ああ、受ける人は少ないのだなと思っていた。

面接の時間になる。
しかし待てども待てども誰も来ないしどうしようもない。
困ったので、
窓口の人に声をかけてみると…

「あ、そちらは3階ですね」


どこで間違えたのか自分は4階であるものだと信じ込んでいた。
これはもう終わったなと思った。
せっかくの時給2000円の仕事がパーである。
仕方ないので…とか思っていたら、
係の人がわざわざ4階まで来て3階へ連れていってくれたのだった。


「こちらでお待ちください。」
と言われ、3階のホールみたいなところへ行くと、
人がうじゃうじゃいる。
しかも、
明らかに自分よりも年上の人ばかりである。
中には40代や50代くらいの方もいる。
そんなに広いホールではなかったが、
10人以上はいただろうか。


なんでこんなにいるんだ。
それに年上ばかりじゃないか。
なんで?
しかも自分は場所を間違った上に遅刻までしている。


今になって思えば、
当時は就職氷河期であった。
さらに、その時代の教員の試験倍率は10倍を超えていた。
そもそも先生の採用数が少ないのである。
それに加えて臨時採用の口も少なかったと思う。
「臨時を10年やって、やっと正採用にしてもらえるんだよ。
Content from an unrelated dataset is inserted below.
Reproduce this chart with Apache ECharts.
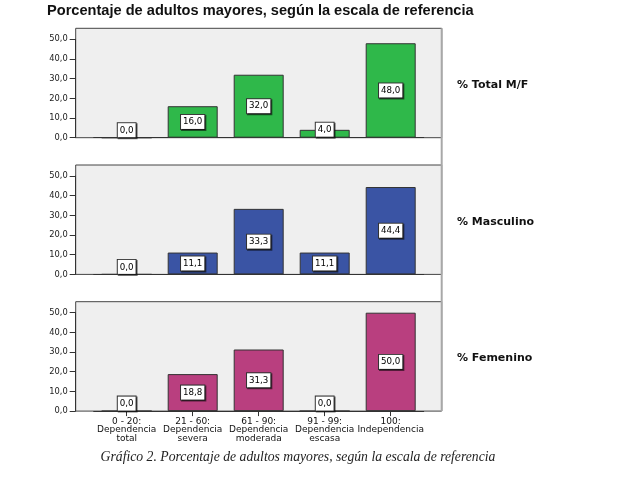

」
などと後から聞いたこともある。

そこにいた年上の方々の多くは、
正採用になれなかった、臨時採用もなかった方々が多かったのではないのかと思う。
その位当時の採用は厳しかったのである。
今では先生が足りなくて各自治体でかき集めても不足しているというのに、
この時代は先生になりたくても中々なれない時期であった。
特に田舎ではそれが顕著だった。
ちなみに都会で採用数が増え出したのはこの1、2年後位からである。
蛇足だが、
学閥というものもあって、地元の国立大卒から○名、地元の私立大卒から○名、それ以外から○名みたいなのもあったと聞いた。
今もあるのかは知らないけれども。


集合場所の階を間違えて遅刻。
さらに多くの年上の方々が受験。


そう考えるともう受かるのはダメだなぁと思った。
せめて階を間違えずに遅刻しなければまだ望みはあったかもしれないが…
いや、担任補助、児童補助なので新卒大学生よりもベテランの方を欲しがるのではないだろうか…

なんてことを考えているうちにどんどん人がいなくなっていった。

そして誰もいなくなった。


最後に自分が面接に呼ばれたのだった。